Por mim, apenas quis dizer: em matéria de combate à corrupção, se a atualidade não nos recomenda, o passado foi bem pior. E as melhorias aconteceram, não por mérito de qualquer plano de combate à calamidade – o que dá plena razão ao Relatório do GRECO – mas por força de uma imprensa mais livre para denunciar os escândalos, mesmo se sujeita a uma chuva de acusações de tabloidização. É o normal: ataca-se o mensageiro, em vez de se fazer prova da falsidade da mensagem.
Este é um domínio em que não se confirma o lugar-comum ‘dantes é que era bom’. Uma análise objetiva do fenómeno mostra que ‘dantes’… era uma vergonha. Basta lembrar as relações promíscuas na trilogia autarquias-futebol-construção, finalmente sob vigilância, ou as palavras do Dr. Almeida Santos: «Sei de quem recebeu 30.000 contos só para mudar uma vírgula num diploma legal».

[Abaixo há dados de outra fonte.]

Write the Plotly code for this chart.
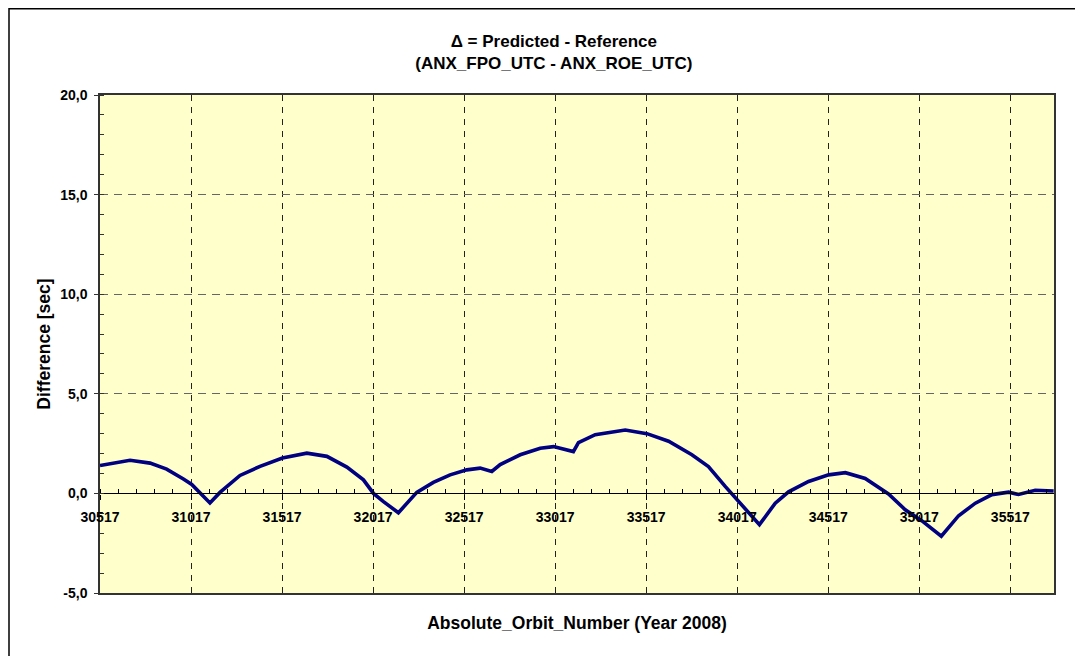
import plotly.graph_objects as go

# Orbit numbers and differences [sec]
orbits = [30517, 30682, 30792, 30883, 30975, 31021, 31121, 31176, 31286, 31396,
          31519, 31653, 31763, 31873, 31964, 32019, 32074, 32156, 32257, 32348,
          32440, 32532, 32605, 32669, 32715, 32825, 32935, 33008, 33117, 33145,
          33237, 33402, 33521, 33640, 33768, 33859, 33951, 34024, 34139, 34226,
          34299, 34409, 34519, 34611, 34720, 34848, 34940, 35032, 35138, 35233,
          35325, 35416, 35508, 35562, 35654, 35755]
diff_sec = [1.40, 1.66, 1.52, 1.22, 0.72, 0.45, -0.48, 0.05, 0.90, 1.36,
            1.78, 2.02, 1.86, 1.32, 0.68, 0.00, -0.41, -0.97, 0.05, 0.55,
            0.93, 1.18, 1.27, 1.10, 1.45, 1.94, 2.27, 2.35, 2.10, 2.55,
            2.95, 3.18, 3.00, 2.62, 1.94, 1.35, 0.35, -0.38, -1.57, -0.49,
            0.08, 0.60, 0.93, 1.04, 0.75, -0.03, -0.82, -1.38, -2.15, -1.12,
            -0.49, -0.06, 0.06, -0.05, 0.16, 0.12]

x_ticks = [30517, 31017, 31517, 32017, 32517, 33017, 33517, 34017, 34517, 35017, 35517]
x_tick_labels = [str(v) for v in x_ticks]
y_ticks = [-5, 0, 5, 10, 15, 20]
y_tick_labels = [f"{v:.1f}".replace(".", ",") for v in y_ticks]

title_text = "<b>Δ = Predicted - Reference<br>(ANX_FPO_UTC - ANX_ROE_UTC)</b>"
x_title = "<b>Absolute_Orbit_Number (Year 2008)</b>"
y_title = "<b>Difference [sec]</b>"

FONT = "Liberation Sans, Arial, sans-serif"
x_range = [30517, 35757]
y_range = [-5, 20]

fig = go.Figure()
fig.add_trace(go.Scatter(
    x=orbits, y=diff_sec, mode="lines",
    line=dict(color="#000080", width=3.6),
    showlegend=False, hoverinfo="x+y",
))
# empty trace so the zero-crossing axis is instantiated
fig.add_trace(go.Scatter(x=[], y=[], xaxis="x2", showlegend=False))

fig.update_layout(
    width=1083, height=656,
    margin=dict(l=92, r=37, t=87, b=71),
    paper_bgcolor="white",
    plot_bgcolor="#FFFFCC",
    font=dict(family=FONT, color="black", size=14),
    title=dict(text=title_text, x=0.504, xanchor="center", xref="container",
               y=1 - 39 / 656, yanchor="top",
               font=dict(family=FONT, size=17, color="black")),
    xaxis=dict(
        range=x_range, tickvals=x_ticks, showticklabels=False, ticks="",
        showgrid=True, gridcolor="#222222", griddash="6px,6px", gridwidth=1,
        showline=True, linecolor="#333333", linewidth=1.5, mirror=True,
        zeroline=False,
        title=dict(text=x_title, font=dict(family=FONT, size=17.5, color="black"),
                   standoff=23),
    ),
    xaxis2=dict(
        overlaying="x", matches="x", anchor="free", position=0.2,
        range=x_range, tickvals=x_ticks, ticktext=x_tick_labels,
        showgrid=False, zeroline=False,
        showline=True, linecolor="black", linewidth=1.2,
        ticks="outside", ticklen=5, tickcolor="black",
        minor=dict(dtick=100, tick0=30517, ticks="inside", ticklen=4, tickcolor="black", showgrid=False),
        ticklabelstandoff=6,
        tickfont=dict(family=FONT, size=14, color="black", weight="bold"),
    ),
    yaxis=dict(
        range=y_range, tickvals=y_ticks, ticktext=y_tick_labels,
        showgrid=True, gridcolor="#666666", griddash="8px,6px", gridwidth=1,
        zeroline=False,
        showline=True, linecolor="#333333", linewidth=1.5, mirror=True,
        ticks="outside", ticklen=4, tickcolor="#333333",
        minor=dict(dtick=1, ticks="inside", ticklen=4, tickcolor="#333333", showgrid=False),
        ticklabelstandoff=4,
        tickfont=dict(family=FONT, size=14, color="black", weight="bold"),
        title=dict(text=y_title, font=dict(family=FONT, size=17.5, color="black"),
                   standoff=5),
    ),
)

# outer chart frame
fig.add_shape(type="rect", xref="paper", yref="paper",
              x0=(1 - 92) / 954, x1=(1068 - 92) / 954,
              y0=(585 - 670) / 498, y1=(585 - 0.75) / 498,
              line=dict(color="black", width=1.5), fillcolor="rgba(0,0,0,0)",
              layer="below")

fig.write_html("out.html")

Vendo bem, quem poderá esquecer escândalos como o das empresas que não pagavam impostos sobre os lucros, graças às ‘antenas’ plantadas nas repartições de finanças; dos especialistas de planeamento fiscal, que tinham para oferecer fórmulas para fugir aos impostos, inventadas em parceria, bem premiada, com experientes quadros tributários; das escrituras feitas por metade do preço, porque os funcionários das finanças aproveitavam a batota para comprarem casas… pelos preços escriturados; dos projetos de arquitetura com aprovação garantida, se saíssem de gabinetes onde os técnicos municipais tinham interesses velados; dos andares recuados, que nasciam durante a construção, para acabarem na posse de presidentes de câmaras; dos apartamentos pagos em notas, que a imprensa não denunciava, porque os patrões ameaçavam as redações com o encerramento imediato das publicações, caso fosse feita alguma referência à lavagem de dinheiro mais que óbvia.
A erva daninha medrou nos consulados de Cavaco Silva, António Guterres e Durão Barroso, e infestou o prado da democracia. Quando José Sócrates chegou, a pouca vergonha já era moeda corrente e os ‘oficiais às ordens’ só tiveram de usar o livre-trânsito para as traficâncias. Mas a tragédia não autoriza ninguém a ter saudades dos tempos do ‘agarra-agarra’, de quando os ministérios e as autarquias produziam ricos, em vez de obra.
O Portugal de 2019 já não é um paraíso para os malfeitores, mas as denúncias do GRECO são terrivelmente verdadeiras: os poderes públicos nada fizeram na luta contra a corrupção.
Em quarenta e cinco anos de democracia, o amiguismo e o cambalacho prosperaram. Falharam os deputados, que não legislaram para erradicar a doença, os governos, que consentiram os desmandos, e o Ministério Público, que esqueceu a sua missão de investigar e acusar. Todos foram cúmplices na instalação do clima de impunidade que continua a ser a norma. A sociedade civil também falhou, porque se resignou ao que tomou como uma fatalidade.